He gave a speech in May of this year, titled "The Brother Countries". (You can find the speech here). In this speech he defended the importance of the traditional ties between Britain and Australia, saying that,
it's odd that ... the one cultural attachment no one can publicly acknowledge is the one that was taken for granted a generation ago. It's even more strange that the one country for which Australians are allowed no sense of affinity is the one which founded us.
Now, these sound like surprisingly conservative views for a liberal to hold. Here is Tony Abbott, an Anglo-Australian, defending a traditional "attachment" and "affinity" with Great Britain.
But this raises a question. If Tony Abbott thinks that it's worth defending the traditional affinity between Australia and Great Britain, then why is the government he belongs to, and helps to lead, pursuing such high rates of immigration?
In effect, the Liberal immigration policy is undercutting Australia's traditional Anglo identity. Why would Tony Abbott actively pursue such a course, and, at the same time, defend the attachments between Britain and Australia?
I've often thought the same thing about the founder of the Liberal Party, Sir Robert Menzies. He famously declared himself British to his bootstraps, and yet also pursued a policy of mass immigration which changed Australia from its traditionally Anglo composition.
Tony Abbott gives an interesting explanation for this apparent contradiction in his speech. What he says is that for both himself and Sir Robert Menzies being British is not what most of us think it is: belonging to a distinct ethnic group. Instead, Britishness is merely a set of values.
Now this makes sense. If Menzies and Abbott really believe this, then it explains why they think mass immigration is compatible with their Anglo identity.
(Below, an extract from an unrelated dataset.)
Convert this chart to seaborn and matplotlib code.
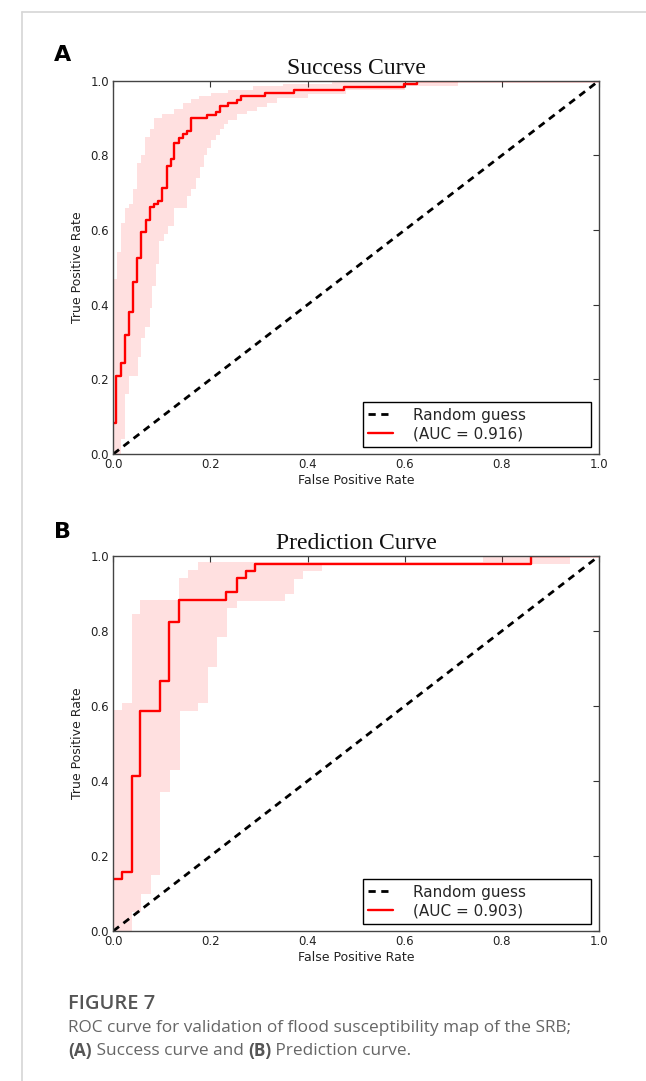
import numpy as np
import pandas as pd
import matplotlib
matplotlib.use("Agg")
import matplotlib.pyplot as plt
from matplotlib.lines import Line2D
import seaborn as sns

# ---------------- data ----------------
# Success curve (panel A): step ROC, tpr[i] holds from fpr[i] to fpr[i+1]
succ_fpr = [0.0, 0.006, 0.016, 0.024, 0.033, 0.041, 0.049, 0.058, 0.067, 0.075,
            0.084, 0.093, 0.101, 0.110, 0.118, 0.126, 0.135, 0.143, 0.152, 0.160,
            0.193, 0.211, 0.220, 0.237, 0.254, 0.262, 0.313, 0.372, 0.475, 0.598,
            0.626, 1.0]
succ_tpr = [0.083, 0.210, 0.245, 0.320, 0.380, 0.460, 0.525, 0.595, 0.627, 0.662,
            0.671, 0.678, 0.713, 0.771, 0.789, 0.832, 0.847, 0.856, 0.865, 0.899,
            0.908, 0.915, 0.932, 0.941, 0.949, 0.958, 0.966, 0.975, 0.984, 0.992,
            1.0, 1.0]
succ_up_x = [0.0, 0.008, 0.016, 0.024, 0.033, 0.041, 0.049, 0.058, 0.066, 0.075,
             0.084, 0.101, 0.126, 0.143, 0.160, 0.177, 0.202, 0.237, 0.288, 0.350,
             0.450, 1.0]
succ_up_y = [0.47, 0.54, 0.62, 0.66, 0.67, 0.71, 0.78, 0.80, 0.85, 0.87,
             0.90, 0.91, 0.925, 0.94, 0.95, 0.96, 0.968, 0.975, 0.985, 0.99,
             1.0, 1.0]
succ_lo_x = [0.0, 0.016, 0.024, 0.033, 0.050, 0.058, 0.066, 0.075, 0.080, 0.087,
             0.095, 0.104, 0.112, 0.126, 0.152, 0.160, 0.170, 0.178, 0.186, 0.193,
             0.202, 0.211, 0.220, 0.228, 0.237, 0.254, 0.275, 0.296, 0.316, 0.337,
             0.400, 0.480, 0.600, 0.710, 1.0]
succ_lo_y = [0.0, 0.04, 0.16, 0.21, 0.26, 0.31, 0.34, 0.39, 0.45, 0.51,
             0.57, 0.59, 0.61, 0.66, 0.69, 0.71, 0.74, 0.77, 0.80, 0.82,
             0.84, 0.855, 0.87, 0.885, 0.895, 0.91, 0.92, 0.93, 0.94, 0.953,
             0.965, 0.975, 0.985, 1.0, 1.0]

# Prediction curve (panel B)
pred_fpr = [0.0, 0.017, 0.038, 0.056, 0.096, 0.115, 0.135, 0.233, 0.254, 0.273,
            0.292, 0.861, 1.0]
pred_tpr = [0.138, 0.157, 0.413, 0.588, 0.667, 0.824, 0.883, 0.903, 0.941, 0.960,
            0.980, 1.0, 1.0]
pred_up_x = [0.0, 0.017, 0.038, 0.056, 0.135, 0.154, 0.174, 0.762, 1.0]
pred_up_y = [0.59, 0.609, 0.845, 0.883, 0.942, 0.963, 0.983, 1.0, 1.0]
pred_lo_x = [0.0, 0.038, 0.058, 0.077, 0.097, 0.117, 0.137, 0.175, 0.196, 0.214,
             0.235, 0.254, 0.353, 0.372, 0.391, 0.429, 0.940, 1.0]
pred_lo_y = [0.0, 0.05, 0.10, 0.15, 0.371, 0.429, 0.587, 0.607, 0.705, 0.783,
             0.862, 0.880, 0.900, 0.940, 0.960, 0.980, 1.0, 1.0]

auc_labels = ["(AUC = 0.916)", "(AUC = 0.903)"]
titles = ["Success Curve", "Prediction Curve"]
panel_letters = ["A", "B"]
diag = [0.0, 1.0]
ticks = [0.0, 0.2, 0.4, 0.6, 0.8, 1.0]
tick_labels = ["0.0", "0.2", "0.4", "0.6", "0.8", "1.0"]

# ---------------- style ----------------
sns.set_theme(style="white")
plt.rcParams["font.family"] = ["DejaVu Sans"]
plt.rcParams.update({
    "xtick.direction": "in", "ytick.direction": "in",
    "xtick.top": True, "ytick.right": True,
    "xtick.major.size": 4, "ytick.major.size": 4,
    "xtick.major.width": 0.8, "ytick.major.width": 0.8,
    "xtick.color": "#333333", "ytick.color": "#333333",
    "axes.edgecolor": "#444444", "axes.linewidth": 1.0,
})

W, H = 646, 1081
fig = plt.figure(figsize=(W / 100, H / 100), dpi=100)
fig.patch.set_facecolor("white")

# frame lines of the page
fig.add_artist(Line2D([22 / W, 22 / W], [0, 1 - 12 / H], color="#d6d6d6", lw=1.2))
fig.add_artist(Line2D([22 / W, 1], [1 - 12 / H, 1 - 12 / H], color="#d6d6d6", lw=1.2))


def step_at(xs, ys, grid):
    idx = np.searchsorted(np.asarray(xs), grid, side="right") - 1
    idx = np.clip(idx, 0, len(ys) - 1)
    return np.asarray(ys)[idx]


def draw_panel(ax, fpr, tpr, ux, uy, lx, ly, label, title):
    grid = np.unique(np.concatenate([ux, lx]))
    up = step_at(ux, uy, grid)
    lo = step_at(lx, ly, grid)
    ax.fill_between(grid, lo, up, step="post", color="#ff0000", alpha=0.12,
                    linewidth=0)
    dfd = pd.DataFrame({"x": diag, "y": diag})
    sns.lineplot(data=dfd, x="x", y="y", ax=ax, color="black", lw=2,
                 dashes=False, linestyle=(0, (2.6, 2.0)), label="Random guess",
                 estimator=None, sort=False)
    dfc = pd.DataFrame({"x": fpr, "y": tpr})
    sns.lineplot(data=dfc, x="x", y="y", ax=ax, color="red", lw=1.7,
                 drawstyle="steps-post", label=label, estimator=None, sort=False)
    ax.set_xlim(0, 1)
    ax.set_ylim(0, 1)
    ax.set_xticks(ticks)
    ax.set_xticklabels(tick_labels)
    ax.set_yticks(ticks)
    ax.set_yticklabels(tick_labels)
    ax.tick_params(labelsize=8.5, pad=3, colors="#333333", labelcolor="#222222")
    ax.set_xlabel("False Positive Rate", fontsize=9, labelpad=2, color="#222222")
    ax.set_ylabel("True Positive Rate", fontsize=9, labelpad=5, color="#222222")
    ax.set_title(title, fontsize=17, family="Liberation Serif", pad=5,
                 color="#111111")
    x0 = (363 - 113.3) / 485.7
    leg = ax.legend(loc="lower left", bbox_to_anchor=(x0, 0.019, 0.9835 - x0, 0.13),
                    mode="expand", borderaxespad=0, fontsize=11, frameon=True,
                    fancybox=False, handlelength=1.6, handletextpad=1.3,
                    borderpad=0.35, labelspacing=0.25)
    leg.get_frame().set_edgecolor("black")
    leg.get_frame().set_linewidth(1.0)
    leg.get_frame().set_alpha(1)
    for s in ax.spines.values():
        s.set_visible(True)


axA = fig.add_axes([113.3 / W, 1 - 454 / H, 485.7 / W, 373.3 / H])
axB = fig.add_axes([113.3 / W, 1 - 931 / H, 485.7 / W, 375 / H])
draw_panel(axA, succ_fpr, succ_tpr, succ_up_x, succ_up_y, succ_lo_x, succ_lo_y,
           auc_labels[0], titles[0])
draw_panel(axB, pred_fpr, pred_tpr, pred_up_x, pred_up_y, pred_lo_x, pred_lo_y,
           auc_labels[1], titles[1])

fig.text(63 / W, 1 - 55 / H, panel_letters[0], fontsize=16, fontweight="bold",
         ha="center", va="center", color="black")
fig.text(63 / W, 1 - 532 / H, panel_letters[1], fontsize=16, fontweight="bold",
         ha="center", va="center", color="black")

# caption
CAP = 12.4
fig.text(68 / W, 1 - 1004 / H, "FIGURE 7", fontsize=14.5, family="Open Sans",
         fontweight="semibold", color="#555555", ha="left", va="center")
fig.text(68 / W, 1 - 1028 / H,
         "ROC curve for validation of flood susceptibility map of the SRB;",
         fontsize=CAP, family="Open Sans", color="#666666", ha="left", va="center")
t1 = fig.text(68 / W, 1 - 1051 / H, "(A)", fontsize=CAP, family="Open Sans",
              fontweight="bold", color="#555555", ha="left", va="center")
fig.canvas.draw()
r = fig.canvas.get_renderer()


def after(t, s, bold=False):
    bb = t.get_window_extent(renderer=r)
    x = bb.x1 / W
    return fig.text(x, 1 - 1051 / H, s, fontsize=CAP, family="Open Sans",
                    fontweight="bold" if bold else "normal",
                    color="#555555" if bold else "#666666", ha="left", va="center")


t2 = after(t1, " Success curve and ")
t3 = after(t2, "(B)", bold=True)
t4 = after(t3, " Prediction curve.")

fig.savefig("out.png", dpi=100, facecolor="white")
After all, anyone can adopt a particular set of values, and therefore, someone from any country on earth can potentially be "Anglo" if they are willing to support a particular set of political values stemming from Britain.
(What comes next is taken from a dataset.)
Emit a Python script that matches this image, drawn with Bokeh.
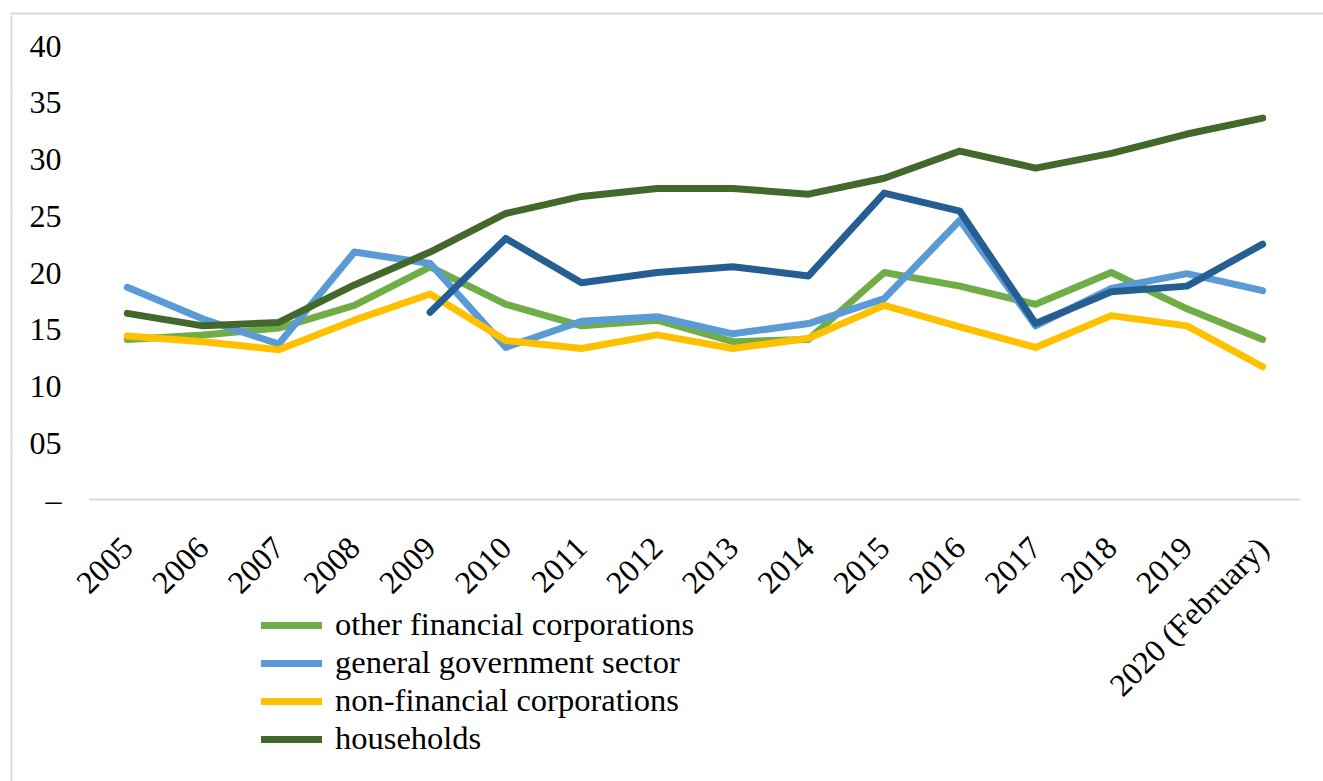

Abbott does provide some evidence that Menzies saw things in this way. He quotes a 1950 lecture in which Menzies grouped America with the other English speaking nations on the basis that they were people "with the same ideas, with the same ideals, with the same high faith", rather than that they shared a common ethnicity.
Similarly, Abbott tells us later that,
For Menzies, the English-speaking solidarity was based on values not race. He told a 1941 gathering of Americans in London that he had "never had very much patience with people who wanted us to talk and think about Americans ... as if they were all of the Anglo-Saxon stock. We know that they are not ... What we should perceive is that there are much greater things that we have in common: a system of government, a way of life, and a scheme of spiritual values."
So both Abbott and Menzies are squarely in the liberal camp. Like most liberals, they have rejected the idea that national identities can be legitimately built on a common ethnicity. Instead, they believe that the Anglo tradition is merely one of a progress of certain political and cultural ideas and values (especially liberal political values) , so that the tradition itself does not even begin with the real, historical Anglo-Saxon people, but with other people in other places who first established these values.
Once again, all I can say is that conservatives need to be very clear on how different our thinking is to that of right liberals.